How piano apps use Artificial Intelligence to listen to your playing

Gone are the days of having to get a 500 pound piano into the house, tons of sheet music books to store in the piano bench or on a shelf and a weekly lesson with a local teacher. Piano teaching apps have arrived and streamlined everything, including complementing the electronic piano perfectly.  Sheet music appears within the apps, saving thousands of trees, and you can maintain your minimalist life-style while you become a pianist.

What is a piano app?

There are many piano apps these days that can teach you or your child to play the piano right from the very beginning to quite advanced.  Like any app, you download it onto your device and sign up.  Most have a free trial to start you off, so you can try several if you want to see which one you like best.

How do piano teaching apps work?

Piano teaching apps have a mix of videos that show you concepts about musical theory and techniques, and a large catalog of songs.  Songs are usually presented in bite-size lessons and demonstrated either by a live player view or with an animated video.  They take you step by step through the basics and get you playing songs very quickly, often with a backing track so you feel like you’re playing with a band. 

This is a very different experience from learning the traditional way with a teacher, often learning to play scales and boring warm-up pieces that were no fun.  Now you can be playing the songs you love and yearn to play really quickly, along with a virtual band.  Because it’s more fun, you’re likely to play more and improve faster.

Some piano apps “listen” to what you’re playing in order to guide you and give you feedback.

How does it hear what you’re playing?

This is where AI (Artificial Intelligence) comes in.  The app uses AI to “listen” to what you play on the piano or keyboard – taking the place of a live teacher.  It then uses internal algorithms to compare what it “heard” to the notes in the song – i.e. how it should sound.  If it doesn’t match, it will signal that a note was wrong by flashing red.  If it matches exactly, it will signal that it was correct by flashing green.

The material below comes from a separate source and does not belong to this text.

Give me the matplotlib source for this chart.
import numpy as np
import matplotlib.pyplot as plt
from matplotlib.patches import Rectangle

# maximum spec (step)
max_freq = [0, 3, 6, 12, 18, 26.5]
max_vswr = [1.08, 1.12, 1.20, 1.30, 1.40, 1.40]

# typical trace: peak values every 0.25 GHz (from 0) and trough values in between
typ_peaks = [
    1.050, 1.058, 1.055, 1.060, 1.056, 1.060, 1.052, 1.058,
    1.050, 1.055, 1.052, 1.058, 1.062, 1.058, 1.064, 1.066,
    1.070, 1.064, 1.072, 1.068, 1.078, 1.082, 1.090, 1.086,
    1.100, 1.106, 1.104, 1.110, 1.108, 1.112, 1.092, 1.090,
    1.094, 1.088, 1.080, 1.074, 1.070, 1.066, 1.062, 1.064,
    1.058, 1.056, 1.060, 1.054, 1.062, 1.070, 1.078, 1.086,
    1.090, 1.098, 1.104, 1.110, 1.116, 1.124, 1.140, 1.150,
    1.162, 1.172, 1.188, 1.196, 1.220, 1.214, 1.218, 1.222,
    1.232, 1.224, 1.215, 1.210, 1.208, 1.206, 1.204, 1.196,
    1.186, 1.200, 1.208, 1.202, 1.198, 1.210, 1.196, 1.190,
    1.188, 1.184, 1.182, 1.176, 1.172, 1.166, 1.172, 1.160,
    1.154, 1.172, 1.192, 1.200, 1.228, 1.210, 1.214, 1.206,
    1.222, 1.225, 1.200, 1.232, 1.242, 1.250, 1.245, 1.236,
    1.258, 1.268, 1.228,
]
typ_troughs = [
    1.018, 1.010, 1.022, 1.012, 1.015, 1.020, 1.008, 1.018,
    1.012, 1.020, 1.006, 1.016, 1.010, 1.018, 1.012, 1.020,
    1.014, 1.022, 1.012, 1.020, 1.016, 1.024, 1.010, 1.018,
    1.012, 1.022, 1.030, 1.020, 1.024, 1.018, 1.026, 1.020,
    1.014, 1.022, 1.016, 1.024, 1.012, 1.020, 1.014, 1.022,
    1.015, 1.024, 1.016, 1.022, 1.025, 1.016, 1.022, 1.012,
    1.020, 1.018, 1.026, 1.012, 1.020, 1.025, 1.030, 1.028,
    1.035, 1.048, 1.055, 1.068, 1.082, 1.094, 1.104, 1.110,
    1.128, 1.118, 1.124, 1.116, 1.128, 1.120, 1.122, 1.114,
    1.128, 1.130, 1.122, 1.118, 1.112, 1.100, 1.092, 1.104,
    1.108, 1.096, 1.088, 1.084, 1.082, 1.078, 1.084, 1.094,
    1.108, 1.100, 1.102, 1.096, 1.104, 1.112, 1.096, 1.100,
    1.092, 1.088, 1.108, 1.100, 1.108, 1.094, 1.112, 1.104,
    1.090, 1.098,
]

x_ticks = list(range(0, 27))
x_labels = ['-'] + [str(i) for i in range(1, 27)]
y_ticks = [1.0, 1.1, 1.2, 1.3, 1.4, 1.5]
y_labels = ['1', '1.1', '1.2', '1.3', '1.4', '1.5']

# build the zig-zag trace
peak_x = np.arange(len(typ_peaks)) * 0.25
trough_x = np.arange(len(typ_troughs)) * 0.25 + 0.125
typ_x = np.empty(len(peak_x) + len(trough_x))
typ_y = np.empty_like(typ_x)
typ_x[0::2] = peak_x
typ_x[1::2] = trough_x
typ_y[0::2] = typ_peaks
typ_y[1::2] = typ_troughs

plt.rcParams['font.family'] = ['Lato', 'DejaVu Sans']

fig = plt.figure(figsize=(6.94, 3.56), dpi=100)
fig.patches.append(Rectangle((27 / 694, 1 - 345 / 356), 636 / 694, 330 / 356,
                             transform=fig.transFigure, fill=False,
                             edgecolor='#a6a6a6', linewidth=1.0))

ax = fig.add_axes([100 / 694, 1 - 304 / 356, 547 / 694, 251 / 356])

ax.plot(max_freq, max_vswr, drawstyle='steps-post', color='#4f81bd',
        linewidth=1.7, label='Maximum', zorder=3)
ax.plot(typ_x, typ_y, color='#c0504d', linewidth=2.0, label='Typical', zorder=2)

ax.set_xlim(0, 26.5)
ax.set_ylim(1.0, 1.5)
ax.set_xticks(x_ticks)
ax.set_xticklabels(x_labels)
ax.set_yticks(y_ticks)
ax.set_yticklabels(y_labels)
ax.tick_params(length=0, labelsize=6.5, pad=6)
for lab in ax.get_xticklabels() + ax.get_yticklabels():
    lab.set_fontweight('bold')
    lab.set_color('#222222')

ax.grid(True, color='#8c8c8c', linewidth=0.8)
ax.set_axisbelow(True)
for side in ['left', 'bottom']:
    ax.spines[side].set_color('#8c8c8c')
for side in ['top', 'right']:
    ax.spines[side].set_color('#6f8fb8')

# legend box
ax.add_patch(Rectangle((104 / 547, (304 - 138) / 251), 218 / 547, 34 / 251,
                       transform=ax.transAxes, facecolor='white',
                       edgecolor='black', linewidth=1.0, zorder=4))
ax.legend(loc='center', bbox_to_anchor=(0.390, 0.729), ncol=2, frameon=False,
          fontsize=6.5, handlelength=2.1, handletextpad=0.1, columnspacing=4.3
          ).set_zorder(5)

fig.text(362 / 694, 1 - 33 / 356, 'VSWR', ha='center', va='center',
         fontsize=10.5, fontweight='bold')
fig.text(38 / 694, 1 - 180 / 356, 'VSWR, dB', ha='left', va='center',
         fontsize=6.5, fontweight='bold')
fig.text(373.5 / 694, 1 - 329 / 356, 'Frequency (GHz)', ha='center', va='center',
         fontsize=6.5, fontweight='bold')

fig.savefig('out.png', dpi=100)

The piano learning app Skoove uses AI, so we’ll use that as an example.  In certain lessons, Skoove will pause and wait for you to play.  This is because the AI is in operation and has not detected any note being played.  Once you start playing, it might detect that you played a wrong note or played it on the wrong beat.  It will let you know by flashing a red or green line on your device, over the note that was incorrect.

How does AI help you learn?

Learning with an app runs the risk of the student making mistakes and being unaware of them.  An app that “listens” can give real-time feedback to the student, alerting them to the fact that they’ve missed a note or played the wrong note – or perhaps played the correct note, but on the wrong beat.

By flagging these errors along the way, it makes the student read the music more carefully than they perhaps otherwise would, as well as making them listen more intently to the notes they are playing.  By doing this on a daily basis, it drives the student on toward a higher skill level than if they had no real-time feedback.

What do you need in order to use it?

With powerful AI programmed into the app, all you need is either an acoustic piano (a normal, non-electric piano) or an electronic piano or MIDI keyboard.  The AI will listen to the sound of an acoustic piano, as well as listen to a sound produced through the speakers of an electronic piano.  For an even better experience, you can plug your electronic piano or keyboard into your device so that the sound is delivered via MIDI.  This results in an even faster response from the app so you can move along quicker.